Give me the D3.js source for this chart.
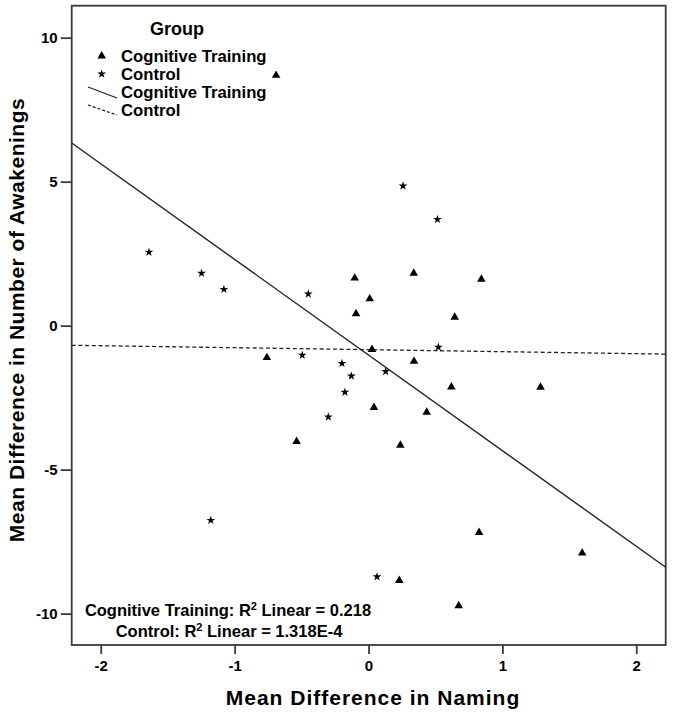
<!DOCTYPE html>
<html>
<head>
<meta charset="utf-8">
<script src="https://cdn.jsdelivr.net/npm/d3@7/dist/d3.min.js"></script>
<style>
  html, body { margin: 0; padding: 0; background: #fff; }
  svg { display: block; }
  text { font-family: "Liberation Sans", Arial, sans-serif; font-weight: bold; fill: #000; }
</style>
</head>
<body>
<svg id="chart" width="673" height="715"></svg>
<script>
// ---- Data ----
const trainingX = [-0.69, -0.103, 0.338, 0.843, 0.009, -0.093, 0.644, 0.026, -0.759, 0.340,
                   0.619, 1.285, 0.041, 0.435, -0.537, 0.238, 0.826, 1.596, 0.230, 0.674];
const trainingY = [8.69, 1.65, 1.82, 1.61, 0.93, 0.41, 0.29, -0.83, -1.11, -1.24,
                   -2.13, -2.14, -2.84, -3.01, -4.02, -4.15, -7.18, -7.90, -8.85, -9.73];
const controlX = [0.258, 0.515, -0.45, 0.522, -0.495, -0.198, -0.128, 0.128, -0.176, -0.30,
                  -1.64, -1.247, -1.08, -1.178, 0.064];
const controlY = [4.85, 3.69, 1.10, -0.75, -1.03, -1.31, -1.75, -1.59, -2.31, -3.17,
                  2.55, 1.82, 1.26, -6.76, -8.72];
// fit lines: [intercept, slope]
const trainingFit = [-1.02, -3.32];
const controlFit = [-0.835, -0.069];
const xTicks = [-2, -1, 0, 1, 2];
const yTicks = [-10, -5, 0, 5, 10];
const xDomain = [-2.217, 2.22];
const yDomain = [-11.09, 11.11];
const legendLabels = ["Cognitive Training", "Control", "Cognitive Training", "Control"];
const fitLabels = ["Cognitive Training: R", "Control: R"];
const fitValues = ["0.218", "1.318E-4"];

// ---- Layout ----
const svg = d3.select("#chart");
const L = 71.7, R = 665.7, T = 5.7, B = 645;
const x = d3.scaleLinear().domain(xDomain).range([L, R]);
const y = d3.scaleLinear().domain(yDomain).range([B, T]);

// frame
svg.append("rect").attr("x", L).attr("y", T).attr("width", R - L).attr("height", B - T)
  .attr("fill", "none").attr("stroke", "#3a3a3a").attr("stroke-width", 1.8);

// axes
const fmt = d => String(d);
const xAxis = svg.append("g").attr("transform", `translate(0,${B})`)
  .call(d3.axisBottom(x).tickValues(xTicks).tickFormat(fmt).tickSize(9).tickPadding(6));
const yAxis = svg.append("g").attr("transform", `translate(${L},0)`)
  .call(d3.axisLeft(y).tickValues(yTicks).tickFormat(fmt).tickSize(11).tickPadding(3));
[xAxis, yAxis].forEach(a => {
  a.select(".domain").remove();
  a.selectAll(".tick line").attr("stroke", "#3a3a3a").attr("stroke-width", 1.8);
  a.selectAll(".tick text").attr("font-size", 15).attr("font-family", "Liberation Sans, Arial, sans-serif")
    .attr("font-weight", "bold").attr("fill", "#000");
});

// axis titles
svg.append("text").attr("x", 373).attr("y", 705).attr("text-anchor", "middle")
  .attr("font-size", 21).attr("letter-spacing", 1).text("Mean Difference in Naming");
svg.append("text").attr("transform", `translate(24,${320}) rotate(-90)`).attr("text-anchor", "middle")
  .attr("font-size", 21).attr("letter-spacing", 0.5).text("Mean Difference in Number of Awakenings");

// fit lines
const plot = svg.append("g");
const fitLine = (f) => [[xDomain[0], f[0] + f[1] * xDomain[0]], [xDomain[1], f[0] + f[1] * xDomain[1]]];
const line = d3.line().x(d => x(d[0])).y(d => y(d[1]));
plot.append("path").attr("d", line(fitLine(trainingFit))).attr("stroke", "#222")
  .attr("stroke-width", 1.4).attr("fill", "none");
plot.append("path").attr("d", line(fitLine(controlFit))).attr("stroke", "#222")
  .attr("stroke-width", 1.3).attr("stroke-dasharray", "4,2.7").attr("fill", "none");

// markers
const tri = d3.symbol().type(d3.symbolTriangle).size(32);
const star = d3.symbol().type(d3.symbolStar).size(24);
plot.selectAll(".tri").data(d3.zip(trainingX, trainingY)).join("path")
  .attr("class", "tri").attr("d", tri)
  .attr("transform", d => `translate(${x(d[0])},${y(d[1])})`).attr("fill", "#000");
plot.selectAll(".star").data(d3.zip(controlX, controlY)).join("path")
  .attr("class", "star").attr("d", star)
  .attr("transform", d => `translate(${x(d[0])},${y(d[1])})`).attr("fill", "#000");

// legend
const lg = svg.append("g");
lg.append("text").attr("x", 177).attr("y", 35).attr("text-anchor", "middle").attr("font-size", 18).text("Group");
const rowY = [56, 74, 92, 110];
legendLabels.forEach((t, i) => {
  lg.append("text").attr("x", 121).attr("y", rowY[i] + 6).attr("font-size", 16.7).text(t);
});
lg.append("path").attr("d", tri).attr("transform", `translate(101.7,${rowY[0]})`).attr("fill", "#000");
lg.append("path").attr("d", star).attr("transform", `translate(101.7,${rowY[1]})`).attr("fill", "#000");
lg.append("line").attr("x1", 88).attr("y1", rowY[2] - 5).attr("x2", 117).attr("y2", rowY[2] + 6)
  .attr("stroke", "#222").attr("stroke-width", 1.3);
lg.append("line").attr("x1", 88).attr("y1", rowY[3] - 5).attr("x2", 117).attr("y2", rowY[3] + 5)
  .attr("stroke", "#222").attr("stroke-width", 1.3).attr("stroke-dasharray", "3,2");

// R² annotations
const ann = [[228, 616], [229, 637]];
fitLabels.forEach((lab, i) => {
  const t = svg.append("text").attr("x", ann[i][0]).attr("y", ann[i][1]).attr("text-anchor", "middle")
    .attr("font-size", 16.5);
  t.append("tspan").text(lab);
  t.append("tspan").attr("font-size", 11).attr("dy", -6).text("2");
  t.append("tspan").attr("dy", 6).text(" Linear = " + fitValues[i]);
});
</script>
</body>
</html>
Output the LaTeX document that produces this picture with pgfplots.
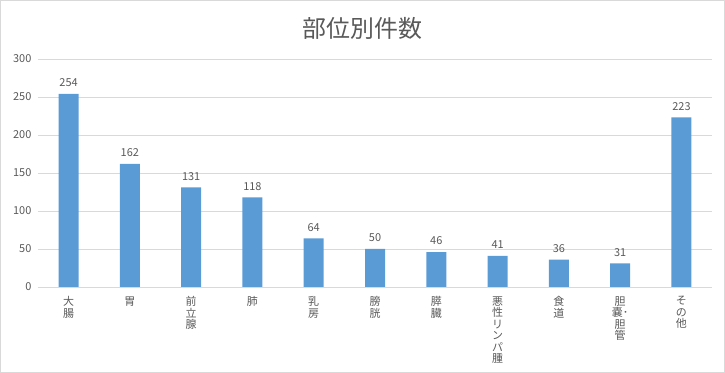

● **AIM**:
Give back the whole listing as it stands, minus its pictures.

● **WRITTEN SOLUTION**:
Give me the D3.js source for this chart.
<!DOCTYPE html>
<html>
<head>
<meta charset="utf-8">
<script src="https://cdn.jsdelivr.net/npm/d3@7/dist/d3.min.js"></script>
<style>
  html, body { margin: 0; padding: 0; background: #fff; }
  svg { display: block; }
  text { font-family: "Liberation Sans", Arial, sans-serif; font-weight: bold; fill: #000; }
</style>
</head>
<body>
<svg id="chart" width="673" height="715"></svg>
<script>
// ---- Data ----
const trainingX = [-0.69, -0.103, 0.338, 0.843, 0.009, -0.093, 0.644, 0.026, -0.759, 0.340,
                   0.619, 1.285, 0.041, 0.435, -0.537, 0.238, 0.826, 1.596, 0.230, 0.674];
const trainingY = [8.69, 1.65, 1.82, 1.61, 0.93, 0.41, 0.29, -0.83, -1.11, -1.24,
                   -2.13, -2.14, -2.84, -3.01, -4.02, -4.15, -7.18, -7.90, -8.85, -9.73];
const controlX = [0.258, 0.515, -0.45, 0.522, -0.495, -0.198, -0.128, 0.128, -0.176, -0.30,
                  -1.64, -1.247, -1.08, -1.178, 0.064];
const controlY = [4.85, 3.69, 1.10, -0.75, -1.03, -1.31, -1.75, -1.59, -2.31, -3.17,
                  2.55, 1.82, 1.26, -6.76, -8.72];
// fit lines: [intercept, slope]
const trainingFit = [-1.02, -3.32];
const controlFit = [-0.835, -0.069];
const xTicks = [-2, -1, 0, 1, 2];
const yTicks = [-10, -5, 0, 5, 10];
const xDomain = [-2.217, 2.22];
const yDomain = [-11.09, 11.11];
const legendLabels = ["Cognitive Training", "Control", "Cognitive Training", "Control"];
const fitLabels = ["Cognitive Training: R", "Control: R"];
const fitValues = ["0.218", "1.318E-4"];

// ---- Layout ----
const svg = d3.select("#chart");
const L = 71.7, R = 665.7, T = 5.7, B = 645;
const x = d3.scaleLinear().domain(xDomain).range([L, R]);
const y = d3.scaleLinear().domain(yDomain).range([B, T]);

// frame
svg.append("rect").attr("x", L).attr("y", T).attr("width", R - L).attr("height", B - T)
  .attr("fill", "none").attr("stroke", "#3a3a3a").attr("stroke-width", 1.8);

// axes
const fmt = d => String(d);
const xAxis = svg.append("g").attr("transform", `translate(0,${B})`)
  .call(d3.axisBottom(x).tickValues(xTicks).tickFormat(fmt).tickSize(9).tickPadding(6));
const yAxis = svg.append("g").attr("transform", `translate(${L},0)`)
  .call(d3.axisLeft(y).tickValues(yTicks).tickFormat(fmt).tickSize(11).tickPadding(3));
[xAxis, yAxis].forEach(a => {
  a.select(".domain").remove();
  a.selectAll(".tick line").attr("stroke", "#3a3a3a").attr("stroke-width", 1.8);
  a.selectAll(".tick text").attr("font-size", 15).attr("font-family", "Liberation Sans, Arial, sans-serif")
    .attr("font-weight", "bold").attr("fill", "#000");
});

// axis titles
svg.append("text").attr("x", 373).attr("y", 705).attr("text-anchor", "middle")
  .attr("font-size", 21).attr("letter-spacing", 1).text("Mean Difference in Naming");
svg.append("text").attr("transform", `translate(24,${320}) rotate(-90)`).attr("text-anchor", "middle")
  .attr("font-size", 21).attr("letter-spacing", 0.5).text("Mean Difference in Number of Awakenings");

// fit lines
const plot = svg.append("g");
const fitLine = (f) => [[xDomain[0], f[0] + f[1] * xDomain[0]], [xDomain[1], f[0] + f[1] * xDomain[1]]];
const line = d3.line().x(d => x(d[0])).y(d => y(d[1]));
plot.append("path").attr("d", line(fitLine(trainingFit))).attr("stroke", "#222")
  .attr("stroke-width", 1.4).attr("fill", "none");
plot.append("path").attr("d", line(fitLine(controlFit))).attr("stroke", "#222")
  .attr("stroke-width", 1.3).attr("stroke-dasharray", "4,2.7").attr("fill", "none");

// markers
const tri = d3.symbol().type(d3.symbolTriangle).size(32);
const star = d3.symbol().type(d3.symbolStar).size(24);
plot.selectAll(".tri").data(d3.zip(trainingX, trainingY)).join("path")
  .attr("class", "tri").attr("d", tri)
  .attr("transform", d => `translate(${x(d[0])},${y(d[1])})`).attr("fill", "#000");
plot.selectAll(".star").data(d3.zip(controlX, controlY)).join("path")
  .attr("class", "star").attr("d", star)
  .attr("transform", d => `translate(${x(d[0])},${y(d[1])})`).attr("fill", "#000");

// legend
const lg = svg.append("g");
lg.append("text").attr("x", 177).attr("y", 35).attr("text-anchor", "middle").attr("font-size", 18).text("Group");
const rowY = [56, 74, 92, 110];
legendLabels.forEach((t, i) => {
  lg.append("text").attr("x", 121).attr("y", rowY[i] + 6).attr("font-size", 16.7).text(t);
});
lg.append("path").attr("d", tri).attr("transform", `translate(101.7,${rowY[0]})`).attr("fill", "#000");
lg.append("path").attr("d", star).attr("transform", `translate(101.7,${rowY[1]})`).attr("fill", "#000");
lg.append("line").attr("x1", 88).attr("y1", rowY[2] - 5).attr("x2", 117).attr("y2", rowY[2] + 6)
  .attr("stroke", "#222").attr("stroke-width", 1.3);
lg.append("line").attr("x1", 88).attr("y1", rowY[3] - 5).attr("x2", 117).attr("y2", rowY[3] + 5)
  .attr("stroke", "#222").attr("stroke-width", 1.3).attr("stroke-dasharray", "3,2");

// R² annotations
const ann = [[228, 616], [229, 637]];
fitLabels.forEach((lab, i) => {
  const t = svg.append("text").attr("x", ann[i][0]).attr("y", ann[i][1]).attr("text-anchor", "middle")
    .attr("font-size", 16.5);
  t.append("tspan").text(lab);
  t.append("tspan").attr("font-size", 11).attr("dy", -6).text("2");
  t.append("tspan").attr("dy", 6).text(" Linear = " + fitValues[i]);
});
</script>
</body>
</html>
Output the LaTeX document that produces this picture with pgfplots.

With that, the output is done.